男人走不了太快,中途休息了几次,喝了半瓶凉水,“谁能猜到上个月库·丘林能从商业街这头跑到那头只需要十分钟,还不会喘气。”旅店老板坐在围墙上抱怨,呼哧呼哧直喘,然后被水呛住。
“你非要爬到围墙上面对准太阳晒后脑勺吗?”卫宫抱臂站在旁边,虽然他们回来得早,八九点并不热。他终于无法忍受库·丘林就坐在“警告:小心坠落”的牌子旁,一把将他扯下来,“得了,我扶着你,赶紧回去。”

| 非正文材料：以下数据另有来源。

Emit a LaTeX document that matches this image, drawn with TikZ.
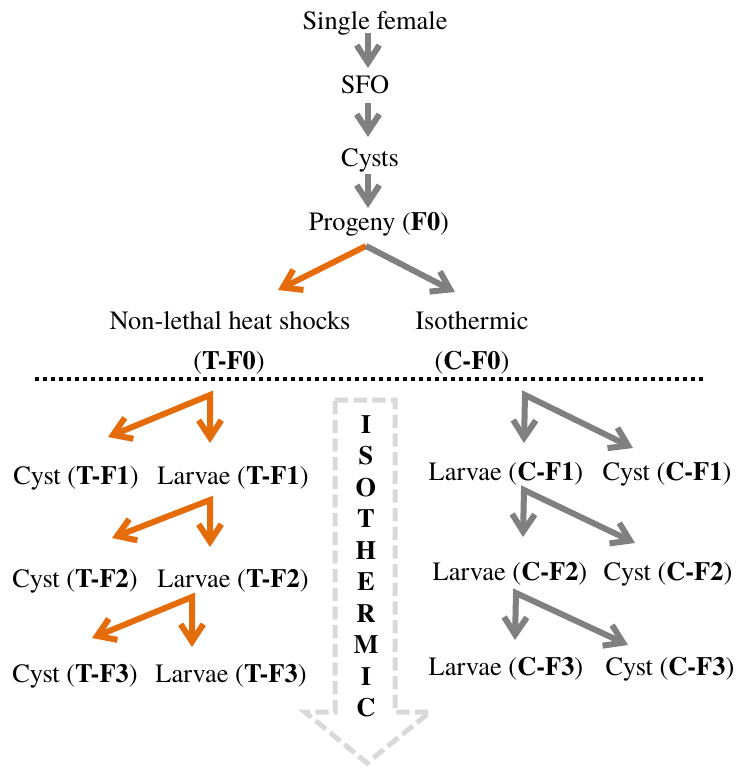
\documentclass[tikz,border=0pt]{standalone}
\usepackage{fontspec}
\IfFontExistsTF{texgyretermes-regular.otf}
  {\setmainfont{texgyretermes}[Extension=.otf, UprightFont=*-regular, BoldFont=*-bold]}
  {\setmainfont{Liberation Serif}}
\usetikzlibrary{arrows.meta}
\definecolor{flowgray}{HTML}{808080}
\definecolor{heatorange}{HTML}{E46C0A}
\definecolor{isogray}{HTML}{D9D9D9}
\begin{document}
\begin{tikzpicture}[x=0.75pt,y=-0.75pt,
  lbl/.style={anchor=base, inner sep=0pt, outer sep=0pt, font=\fontsize{19.8}{23.8}\selectfont},
  isoletter/.style={lbl, font=\fontsize{19.8}{23.8}\selectfont\bfseries},
  >={Straight Barb[length=13pt,width=17pt]},
  flow/.style={line width=4.5pt, line join=miter, draw=#1},
  divider/.style={line width=3pt, dash pattern=on 3pt off 3pt, draw=black},
  blockarrow/.style={line width=3.75pt, dash pattern=on 10pt off 4pt, draw=isogray, line join=miter}
]
\useasboundingbox (0,0) rectangle (737,769);

% ---- common origin ----
\node[lbl] (single) at (375,29)  {Single female};
\node[lbl] (sfo)    at (365,93)  {SFO};
\node[lbl] (cysts)  at (370,166) {Cysts};
\node[lbl] (prog)   at (379,230) {Progeny (\textbf{F0})};

\coordinate (a1s) at (368,33);  \coordinate (a1e) at (368,68);
\coordinate (a2s) at (368,103); \coordinate (a2e) at (368,137);
\coordinate (a3s) at (368,174); \coordinate (a3e) at (368,208);
\draw[flow=flowgray,->] (a1s) -- (a1e);
\draw[flow=flowgray,->] (a2s) -- (a2e);
\draw[flow=flowgray,->] (a3s) -- (a3e);

\coordinate (fork) at (366,246);
\coordinate (ftip) at (278,290);
\coordinate (gtip) at (455,292);
\draw[flow=heatorange,->] (fork) -- (ftip);
\draw[flow=flowgray,->]   (fork) -- (gtip);

% ---- treatments ----
\node[lbl] (heat) at (230,329) {Non-lethal heat shocks};
\node[lbl] (tf0)  at (229,369) {(\textbf{T-F0})};
\node[lbl] (isoth) at (472,329) {Isothermic};
\node[lbl] (cf0)  at (472,369) {(\textbf{C-F0})};

\coordinate (dl) at (35,379); \coordinate (dr) at (703,379);
\draw[divider] (dl) -- (dr);

% ---- heat-shocked line ----
\node[lbl] (tc1) at (76,484)  {Cyst (\textbf{T-F1})};
\node[lbl] (tl1) at (233,484) {Larvae (\textbf{T-F1})};
\node[lbl] (tc2) at (75,587)  {Cyst (\textbf{T-F2})};
\node[lbl] (tl2) at (233,587) {Larvae (\textbf{T-F2})};
\node[lbl] (tc3) at (75,682)  {Cyst (\textbf{T-F3})};
\node[lbl] (tl3) at (231,682) {Larvae (\textbf{T-F3})};

\coordinate (tk1) at (210,395); \coordinate (tk1a) at (108,437); \coordinate (tk1b) at (210,443);
\coordinate (tk2) at (210,500); \coordinate (tk2a) at (112,538); \coordinate (tk2b) at (210,547);
\coordinate (tk3) at (192,597); \coordinate (tk3a) at (92,638);  \coordinate (tk3b) at (192,647);
\draw[flow=heatorange,<->] (tk1a) -- (tk1) -- (tk1b);
\draw[flow=heatorange,<->] (tk2a) -- (tk2) -- (tk2b);
\draw[flow=heatorange,<->] (tk3a) -- (tk3) -- (tk3b);

% ---- isothermic line ----
\node[lbl] (cl1) at (506,480) {Larvae (\textbf{C-F1})};
\node[lbl] (cc1) at (667,480) {Cyst (\textbf{C-F1})};
\node[lbl] (cl2) at (510,580) {Larvae (\textbf{C-F2})};
\node[lbl] (cc2) at (668,580) {Cyst (\textbf{C-F2})};
\node[lbl] (cl3) at (506,675) {Larvae (\textbf{C-F3})};
\node[lbl] (cc3) at (670,675) {Cyst (\textbf{C-F3})};

\coordinate (ck1) at (525,395); \coordinate (ck1a) at (524,443); \coordinate (ck1b) at (633,448);
\coordinate (ck2) at (524,490); \coordinate (ck2a) at (523,537); \coordinate (ck2b) at (635,543);
\coordinate (ck3) at (516,593); \coordinate (ck3a) at (515,640); \coordinate (ck3b) at (628,645);
\draw[flow=flowgray,<->] (ck1a) -- (ck1) -- (ck1b);
\draw[flow=flowgray,<->] (ck2a) -- (ck2) -- (ck2b);
\draw[flow=flowgray,<->] (ck3a) -- (ck3) -- (ck3b);

% ---- dashed block arrow with vertical label ----
\draw[blockarrow] (335,400) -- (395,400) -- (395,712) -- (430,712)
  -- (367,763) -- (305,712) -- (335,712) -- cycle;
\foreach \ch [count=\i from 0] in {I,S,O,T,H,E,R,M,I,C}
  \node[isoletter] (iso\i) at (366,433+31.55*\i) {\ch};
\end{tikzpicture}
\end{document}
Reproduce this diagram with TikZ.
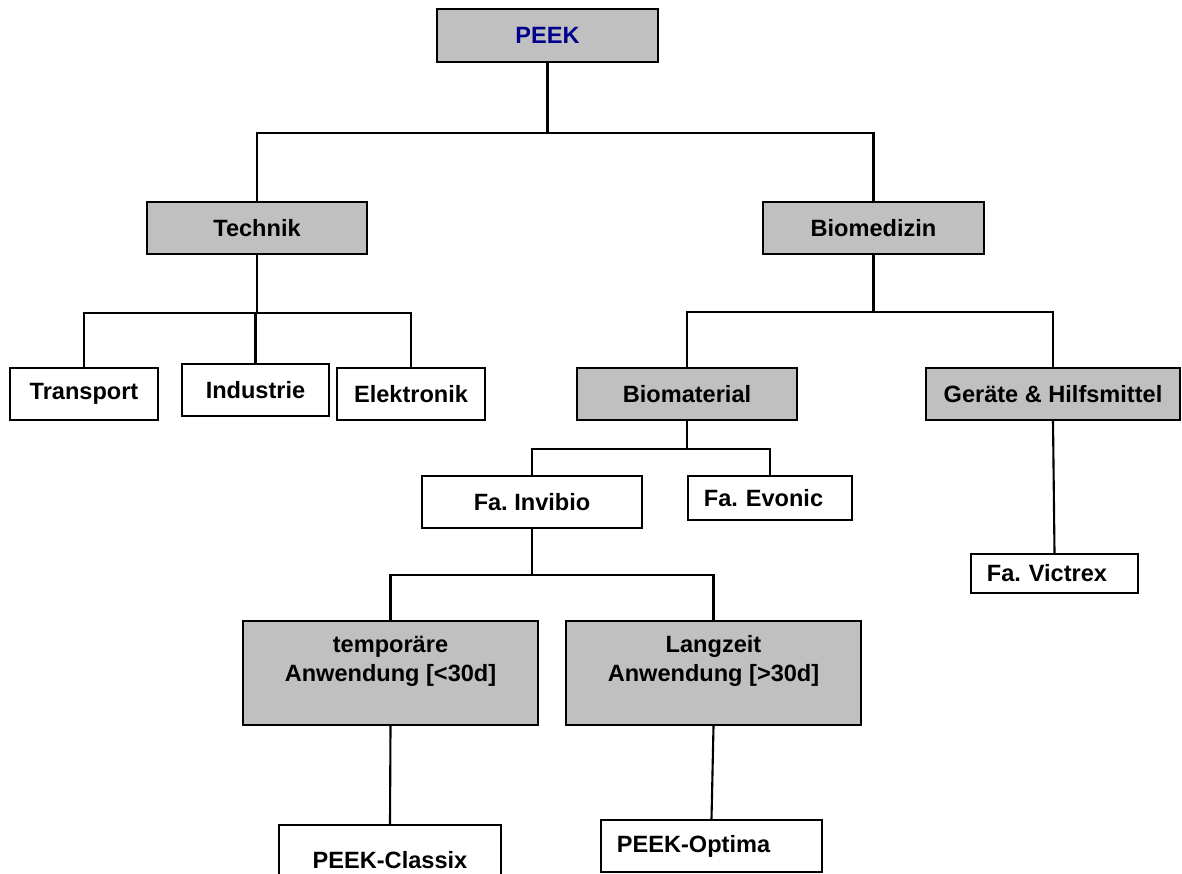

当他俩见到“Emer的旅店”的招牌时两个人都对从这段急行军里解脱感到庆幸,卫宫搀扶着库·丘林,打开栅栏门,库·丘林一屁股坐在地上。卫宫没忘了给花园浇水,补充粮食,植物无人修剪可开心坏了,在半空中扭出各种姿势。地上又多了一些花,他在屁股下面摸索了一阵,抽出一朵紫鸾穗——已经被坐扁了,花粉洒得到处都是。
卫宫打开餐厅门,好让它通通风:“我背你,还是你自己上楼去?”他自觉挪到门背后,那里离鸡屋最远。才半小时过去,他就要打破坚决不再让库·丘林大笑的保证了。
“算啦,只是几个台阶,我又不是小姑娘。”他爬起来,拍拍裤裆上的花粉,“我总觉得你和梅芙比我更适合当这个旅店的主人,真的。我只适合每天早上出门钓鱼,然后把收获通通卖给你们,再讨一顿午饭,下午到酒吧喝得烂醉一觉睡到天亮。”
他在进门前瞧了眼鸡窝,母鸡老老实实待在里面,没一点儿欢迎主人回家的意思,卫宫从门后探出头:“你能做到我和梅芙做不到的事情,那些花就是证明。况且,想象只存在于脑子里,它们不会变成现实。”他说,盯着老母鸡的红色鸡冠。
他们一起走上楼去,库·丘林饱受折磨的肺呼吸到熟悉的空气,总算暂时安分了。他在二楼停下,抬脚拐往左边,卫宫挑高了眉,拉住他手臂:“等等。”
“什么?”
“你还要睡那个房间?”他的表情像在看一块烂木头,很嫌弃,但还要尽量想想到底有什么地方用得上。
“对啊,有什么问题吗?”
他松开旅店老板,捏着鼻梁,“我们已经确定恋爱关系了,对吧?你想让我跟你睡在梅芙的房间里?”
“但那原本是我的房间......呃,等等,好像是这样,好像是不太对劲。我是说,你的意思是,我——我应该上来和你睡在一起?”他不确定地说。
三分钟后,库·丘林躺在洞穴房间最大的卧室里那张床上,惬意地翻了个身。他是被卫宫扛到这里的,不过管他呢,床单可太舒服啦!
卫宫下楼把他的衣服搬上来,放到自己在用的那个衣柜里,分门别类重叠了一回,摆进衣柜右侧,这样它就变得十分充实,不再是常年空旷的样子,他关上蓝色柜门。“我得下楼去做午餐,在这里等着我,或者睡一会儿,我会把吃的全部搬上楼。别去阳台吹风,懂了吗?”
旅店老板发出一连串舒适呻吟,算做回应,“另外,捡鸡蛋只需要把那只母鸡轰出去就行了?”
“对,你这两天有捡鸡蛋吗?”
“没有。”
他们互相盯着对方看。
“我想......它会啄你,可能是因为这个。它开始孵蛋了。”库·丘林斟酌一下语气,这么说。
啊,该死的鸡,卫宫想给自己一巴掌。